The response is often (quite often!) skepticism, glazed expressions, and disinterest. But when kids are given the 'pulpit', they exhibit enthusiasm, creativity, and a knowing of exactly what it is that will be most satisfying to them and their peers. What a surprise that they should know what they want and need!
My kids and I belong to a spiritual community that gathers teens in the western region of the United States 2 times a year for a weekend retreat. The weekends are meticulously planned, organized and presented by representative teens that have been elected by the youth the preceding year. As an adult sponsor I have had the privilege of attending these gatherings joining with the other adults as the support team, and I can tell you they are the most meaningful retreats I have ever attended!
What a priceless gift is given to those teens who are given the opportunity to develop leadership skills. What a priceless gift is given to those teens who attend and are served by their peers who really 'get' them. Who better than other teens will know precisely what they want and need?
So too, we can look for occasions in the lives of our families to step out of the way of our kids and let them lead. The wisdom that will be revealed will take your breath away!
I experienced in a very powerful way just how marvelous, inspiring, and heartwarming this can be, to let them lead...
A number of years ago, I felt somewhat begrudging heading into the Eve of New Year. My kids had invited friends over and it looked like I would be doing more to 'hostess' this party than I thought I signed up for. I was putting together a lot of the meal.
My 17-year-old had initiated this party and had done a lot to prepare for his friends. When they arrived I was preparing to just be available for a minor support role. However, he switched from 'man-in-charge' to 'teenager hangin' with friends'!
As time went on, it became apparent that if dinner was to happen it looked like I better move from supporting role to 'make it happen' role.
I certainly was not inclined to call them in from having a blast on the trampoline. I also concluded that the younger set and their friends would be more in need of dinner being served at a reasonable hour. So step up I did.
When dinner was served I was bowled over by surprise as my 17 year old spontaneously led the blessing.
Later in the evening, we all participated in a year-closing ceremony. Because I was chaperoning this evening I was unable to attend a bowl-burning ceremony at our spiritual center.
Thus my one request for events scheduled was that we have a similar type ceremony ourselves with one stipulation: I felt guided to let them lead.
From the nine-year-olds to the 17-year-olds, we all filled out 3 x 5 index cards with what we wished to release from the previous year. It was remarkable when a solemn atmosphere settled in where loud laughter and shrieks had reigned supreme moments before.
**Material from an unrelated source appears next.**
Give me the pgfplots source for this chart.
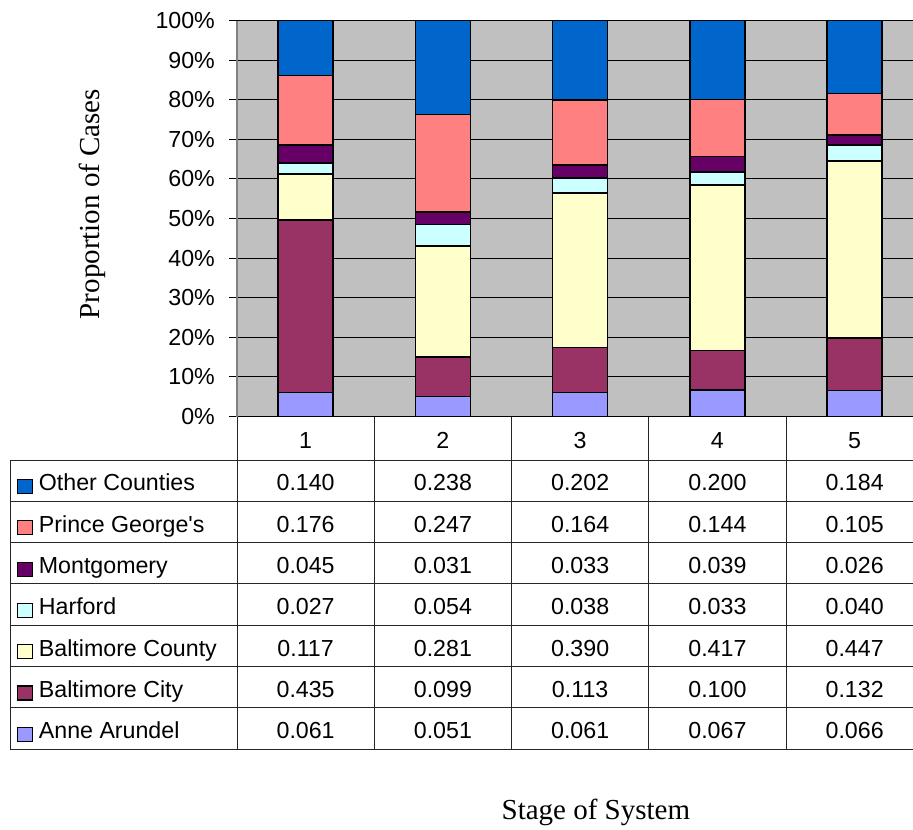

These kids were so sincere in their soul-searching.
From previous get-togethers, in other family situations, I had grown familiar with the rolled eyes from the younger generation when requested by the old-folks to make something significant (sometimes participating in the eye-rolling myself)! I am quite certain this is what allowed the kids to take it seriously - it was not imposed on them by the elders. Sure, the request had been made, but then it was turned over to be youth-led.
Anyways, after the lists were complete, a huge bonfire was built out front on our property with everyone contributing an addition of fuel- cardboard, lumber, oak logs... It was blazing. Then we were instructed to put our list on the fire when the timing felt right.
Again, the kids did not dismiss the significance of the symbolic act of letting go for the year ending. Each reverently stood quietly until ready to place their offering in the flames.
Then one of the teenagers asked if we could do 'fuzzies'. Everyone agreed, so I learned about 'fuzzies': each one went to every other person, faced them, held hands, gazed in each others' eyes, held each other in a hug for 3 deep breaths, held hands momentarily then saluted each other with a bow and 'namaste' while holding each others' eyes. It was rich. I am feeling the emotion even now as I write this.
But it wasn't over yet...still led by the youth around the campfire we made rain sounds (ask me if you want to know!), sang the bear hug song, ending with everyone standing on one side of the fire arm-in-arm, singing spiritual songs as we rocked gently back and forth.
I was so grateful, felt so blessed, and was soooo over my begrudgement.
I encourage you to give your kids a chance and let them lead. And don't be surprised when you are richly rewarded. Namasté!